- [Work required]
Your answer is a single number: how many lines hold the word "uses"?

Plotting code records

---

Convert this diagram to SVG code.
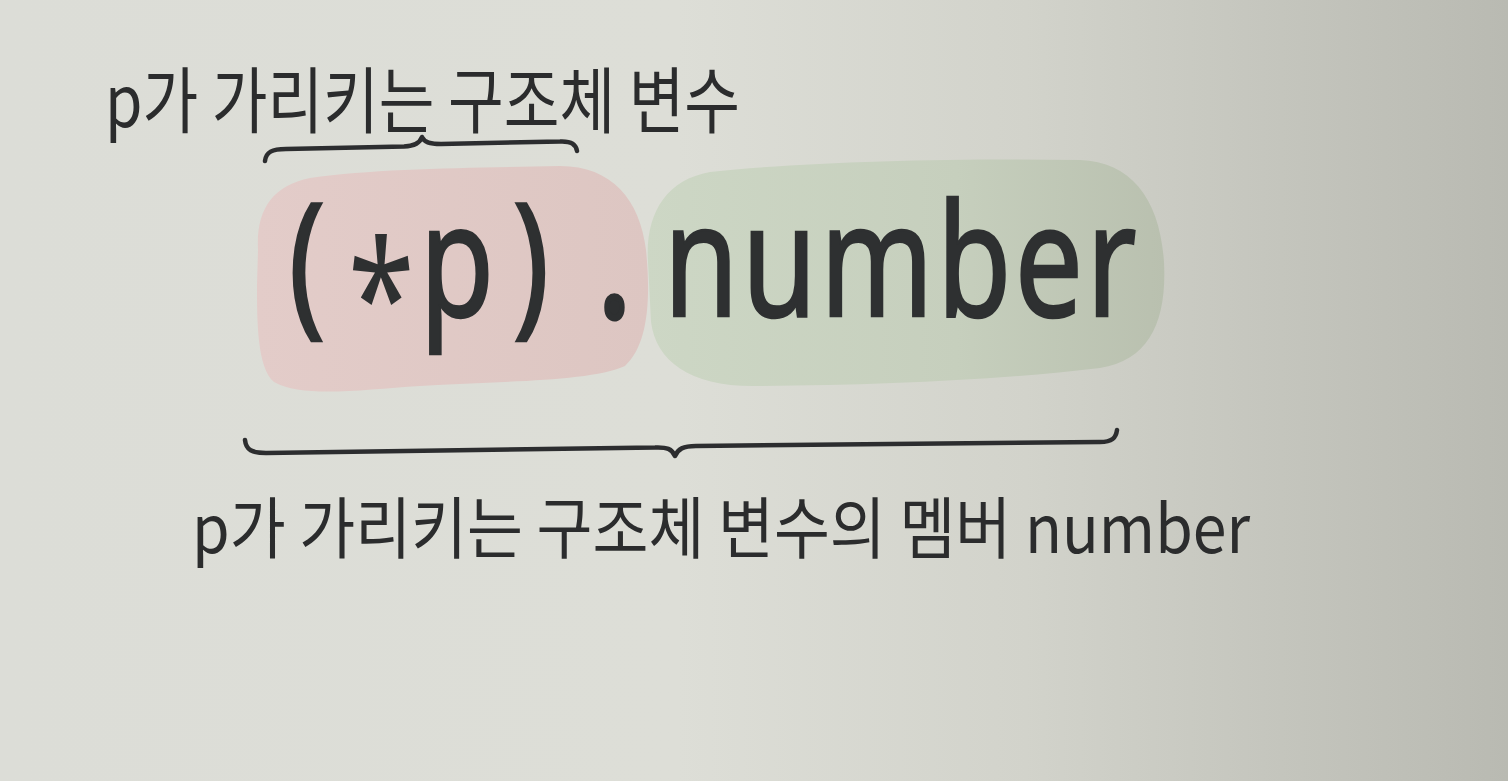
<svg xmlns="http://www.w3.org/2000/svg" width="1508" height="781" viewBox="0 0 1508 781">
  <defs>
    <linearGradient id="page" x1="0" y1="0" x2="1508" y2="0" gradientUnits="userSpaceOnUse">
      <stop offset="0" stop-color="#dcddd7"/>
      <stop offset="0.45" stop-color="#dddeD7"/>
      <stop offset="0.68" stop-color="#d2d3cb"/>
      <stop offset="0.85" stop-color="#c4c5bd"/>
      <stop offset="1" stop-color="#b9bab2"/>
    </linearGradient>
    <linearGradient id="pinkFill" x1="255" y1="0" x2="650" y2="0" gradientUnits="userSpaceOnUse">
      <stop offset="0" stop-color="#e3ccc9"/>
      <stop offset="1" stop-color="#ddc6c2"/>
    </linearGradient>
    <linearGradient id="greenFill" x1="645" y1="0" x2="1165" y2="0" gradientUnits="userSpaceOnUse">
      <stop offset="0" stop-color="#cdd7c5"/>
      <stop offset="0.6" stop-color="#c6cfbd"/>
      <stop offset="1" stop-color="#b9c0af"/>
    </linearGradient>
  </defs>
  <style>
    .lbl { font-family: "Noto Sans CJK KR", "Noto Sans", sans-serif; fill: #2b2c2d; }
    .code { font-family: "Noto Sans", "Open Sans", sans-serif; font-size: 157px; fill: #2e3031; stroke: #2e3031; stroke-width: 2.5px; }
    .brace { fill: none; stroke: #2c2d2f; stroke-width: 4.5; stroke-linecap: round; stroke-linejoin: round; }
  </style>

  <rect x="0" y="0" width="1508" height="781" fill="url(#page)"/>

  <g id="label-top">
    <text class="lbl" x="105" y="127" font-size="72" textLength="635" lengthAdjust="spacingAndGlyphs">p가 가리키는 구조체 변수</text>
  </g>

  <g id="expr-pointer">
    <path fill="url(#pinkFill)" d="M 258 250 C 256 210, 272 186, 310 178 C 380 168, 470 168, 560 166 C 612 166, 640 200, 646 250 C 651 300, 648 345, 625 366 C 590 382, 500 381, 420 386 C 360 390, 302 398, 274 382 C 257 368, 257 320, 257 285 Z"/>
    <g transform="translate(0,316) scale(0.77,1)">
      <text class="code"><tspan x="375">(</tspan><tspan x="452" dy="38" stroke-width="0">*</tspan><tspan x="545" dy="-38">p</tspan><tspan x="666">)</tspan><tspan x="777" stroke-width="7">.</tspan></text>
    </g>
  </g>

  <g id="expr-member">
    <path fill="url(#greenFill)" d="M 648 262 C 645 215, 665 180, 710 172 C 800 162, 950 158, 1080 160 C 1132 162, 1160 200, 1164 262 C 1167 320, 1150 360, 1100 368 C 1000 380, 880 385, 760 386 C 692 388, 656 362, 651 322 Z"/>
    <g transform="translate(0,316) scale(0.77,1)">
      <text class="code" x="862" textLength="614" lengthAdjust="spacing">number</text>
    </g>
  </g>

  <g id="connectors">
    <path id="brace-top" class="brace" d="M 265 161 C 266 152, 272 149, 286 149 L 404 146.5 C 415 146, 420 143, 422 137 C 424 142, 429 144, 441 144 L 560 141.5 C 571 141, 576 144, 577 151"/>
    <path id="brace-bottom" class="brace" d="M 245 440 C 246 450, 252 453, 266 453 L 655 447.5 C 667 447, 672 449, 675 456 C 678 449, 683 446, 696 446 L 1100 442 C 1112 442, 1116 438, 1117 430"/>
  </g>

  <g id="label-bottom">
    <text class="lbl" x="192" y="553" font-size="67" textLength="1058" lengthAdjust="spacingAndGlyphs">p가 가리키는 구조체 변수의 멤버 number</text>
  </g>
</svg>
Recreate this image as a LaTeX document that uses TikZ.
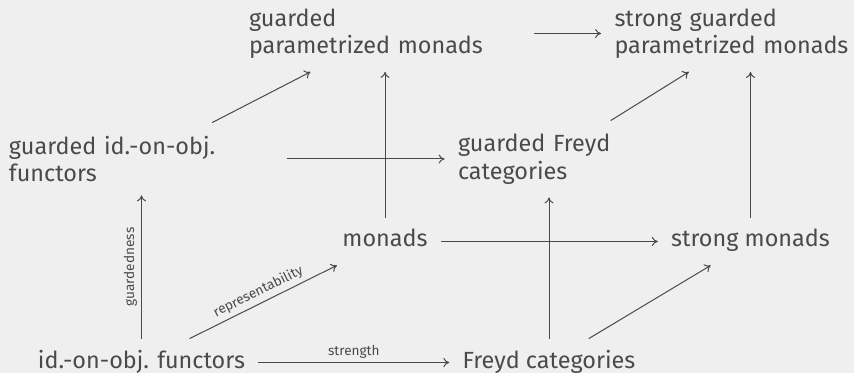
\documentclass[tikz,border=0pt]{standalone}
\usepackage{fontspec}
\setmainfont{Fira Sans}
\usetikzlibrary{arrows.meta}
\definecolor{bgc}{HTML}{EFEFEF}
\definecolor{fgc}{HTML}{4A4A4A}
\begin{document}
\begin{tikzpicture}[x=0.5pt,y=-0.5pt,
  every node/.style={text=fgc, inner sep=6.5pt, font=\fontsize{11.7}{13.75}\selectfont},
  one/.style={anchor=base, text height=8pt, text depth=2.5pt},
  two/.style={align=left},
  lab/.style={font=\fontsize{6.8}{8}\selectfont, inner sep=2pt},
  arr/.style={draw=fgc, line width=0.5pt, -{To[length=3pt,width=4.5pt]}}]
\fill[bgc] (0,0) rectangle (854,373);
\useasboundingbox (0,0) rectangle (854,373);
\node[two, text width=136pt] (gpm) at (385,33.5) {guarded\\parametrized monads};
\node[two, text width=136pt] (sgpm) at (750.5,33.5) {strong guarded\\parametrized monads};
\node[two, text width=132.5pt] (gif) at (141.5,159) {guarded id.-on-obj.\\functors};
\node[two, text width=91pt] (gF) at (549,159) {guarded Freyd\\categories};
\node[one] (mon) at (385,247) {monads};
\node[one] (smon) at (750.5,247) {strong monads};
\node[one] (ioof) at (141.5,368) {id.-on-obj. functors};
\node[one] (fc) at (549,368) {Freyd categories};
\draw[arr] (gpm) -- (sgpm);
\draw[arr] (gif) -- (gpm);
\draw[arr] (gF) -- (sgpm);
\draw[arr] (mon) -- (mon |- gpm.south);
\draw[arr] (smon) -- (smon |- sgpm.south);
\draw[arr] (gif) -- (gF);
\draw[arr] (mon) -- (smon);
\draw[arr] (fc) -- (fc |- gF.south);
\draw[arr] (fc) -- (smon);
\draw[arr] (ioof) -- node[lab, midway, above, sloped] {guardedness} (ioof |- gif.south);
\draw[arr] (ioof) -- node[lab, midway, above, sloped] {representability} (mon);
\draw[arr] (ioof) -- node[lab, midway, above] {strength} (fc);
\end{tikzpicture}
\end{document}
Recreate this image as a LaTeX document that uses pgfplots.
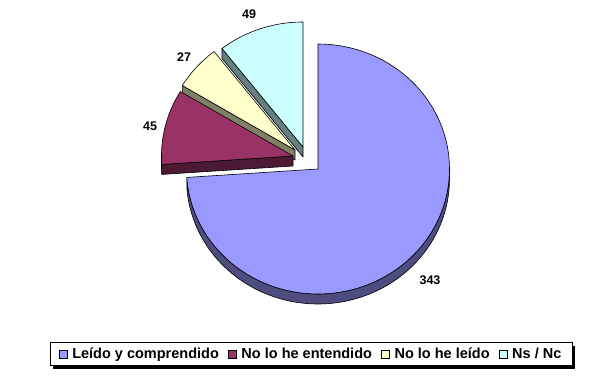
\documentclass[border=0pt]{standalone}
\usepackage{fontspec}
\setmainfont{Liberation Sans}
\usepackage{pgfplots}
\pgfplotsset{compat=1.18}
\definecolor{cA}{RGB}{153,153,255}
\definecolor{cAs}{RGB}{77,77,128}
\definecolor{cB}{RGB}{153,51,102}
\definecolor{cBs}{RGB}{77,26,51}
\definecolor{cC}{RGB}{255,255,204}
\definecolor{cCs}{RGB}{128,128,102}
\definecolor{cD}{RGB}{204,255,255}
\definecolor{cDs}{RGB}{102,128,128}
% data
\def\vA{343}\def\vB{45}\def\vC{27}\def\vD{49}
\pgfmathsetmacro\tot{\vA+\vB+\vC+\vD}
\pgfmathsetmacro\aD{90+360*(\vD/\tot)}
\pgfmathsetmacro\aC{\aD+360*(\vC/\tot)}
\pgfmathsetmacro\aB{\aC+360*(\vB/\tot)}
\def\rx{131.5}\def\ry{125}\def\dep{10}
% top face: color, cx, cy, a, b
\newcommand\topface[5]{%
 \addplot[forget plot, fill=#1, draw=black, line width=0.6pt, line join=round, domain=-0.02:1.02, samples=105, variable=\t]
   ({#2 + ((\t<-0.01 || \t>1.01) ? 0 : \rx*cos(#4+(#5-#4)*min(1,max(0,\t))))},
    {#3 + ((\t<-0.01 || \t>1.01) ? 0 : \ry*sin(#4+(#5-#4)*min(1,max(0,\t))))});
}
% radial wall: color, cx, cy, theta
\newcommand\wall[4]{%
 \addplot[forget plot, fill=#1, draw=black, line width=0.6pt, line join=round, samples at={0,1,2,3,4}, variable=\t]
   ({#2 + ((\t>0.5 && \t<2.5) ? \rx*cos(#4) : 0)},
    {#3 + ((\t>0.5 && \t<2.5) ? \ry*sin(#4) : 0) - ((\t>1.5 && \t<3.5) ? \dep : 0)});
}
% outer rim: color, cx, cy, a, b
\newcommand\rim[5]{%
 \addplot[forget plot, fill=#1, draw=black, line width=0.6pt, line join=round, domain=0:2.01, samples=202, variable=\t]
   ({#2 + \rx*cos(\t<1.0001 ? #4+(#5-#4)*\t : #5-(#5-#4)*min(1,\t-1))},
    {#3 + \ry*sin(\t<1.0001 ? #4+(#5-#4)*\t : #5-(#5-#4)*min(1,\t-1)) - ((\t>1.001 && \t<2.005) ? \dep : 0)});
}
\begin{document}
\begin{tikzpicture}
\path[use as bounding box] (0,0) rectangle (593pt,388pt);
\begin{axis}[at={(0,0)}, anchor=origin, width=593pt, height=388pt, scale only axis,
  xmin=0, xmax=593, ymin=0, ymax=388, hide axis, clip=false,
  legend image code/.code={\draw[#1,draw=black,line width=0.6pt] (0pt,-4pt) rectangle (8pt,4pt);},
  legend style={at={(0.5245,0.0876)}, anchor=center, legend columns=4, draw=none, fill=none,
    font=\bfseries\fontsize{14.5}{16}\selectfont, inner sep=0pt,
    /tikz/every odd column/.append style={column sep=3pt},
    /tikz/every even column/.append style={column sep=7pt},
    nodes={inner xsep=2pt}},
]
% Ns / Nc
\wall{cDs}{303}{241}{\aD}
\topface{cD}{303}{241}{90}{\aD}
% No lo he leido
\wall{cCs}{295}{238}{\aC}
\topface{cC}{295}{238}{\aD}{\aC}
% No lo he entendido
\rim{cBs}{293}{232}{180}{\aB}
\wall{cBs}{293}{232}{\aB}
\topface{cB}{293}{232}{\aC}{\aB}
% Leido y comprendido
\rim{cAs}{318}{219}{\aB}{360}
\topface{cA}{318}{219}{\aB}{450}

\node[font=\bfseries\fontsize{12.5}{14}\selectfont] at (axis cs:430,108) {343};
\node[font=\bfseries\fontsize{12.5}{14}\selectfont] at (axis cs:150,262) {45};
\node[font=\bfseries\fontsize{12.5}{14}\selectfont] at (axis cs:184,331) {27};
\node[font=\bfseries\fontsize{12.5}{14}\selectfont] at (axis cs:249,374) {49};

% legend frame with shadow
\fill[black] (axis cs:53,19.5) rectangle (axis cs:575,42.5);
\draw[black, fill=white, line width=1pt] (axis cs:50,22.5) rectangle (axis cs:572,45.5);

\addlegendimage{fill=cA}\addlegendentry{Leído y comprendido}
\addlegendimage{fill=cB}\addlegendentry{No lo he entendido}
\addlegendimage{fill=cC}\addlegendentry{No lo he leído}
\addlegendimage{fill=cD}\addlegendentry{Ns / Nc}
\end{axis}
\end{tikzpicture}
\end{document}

---

- [Exercise response]
2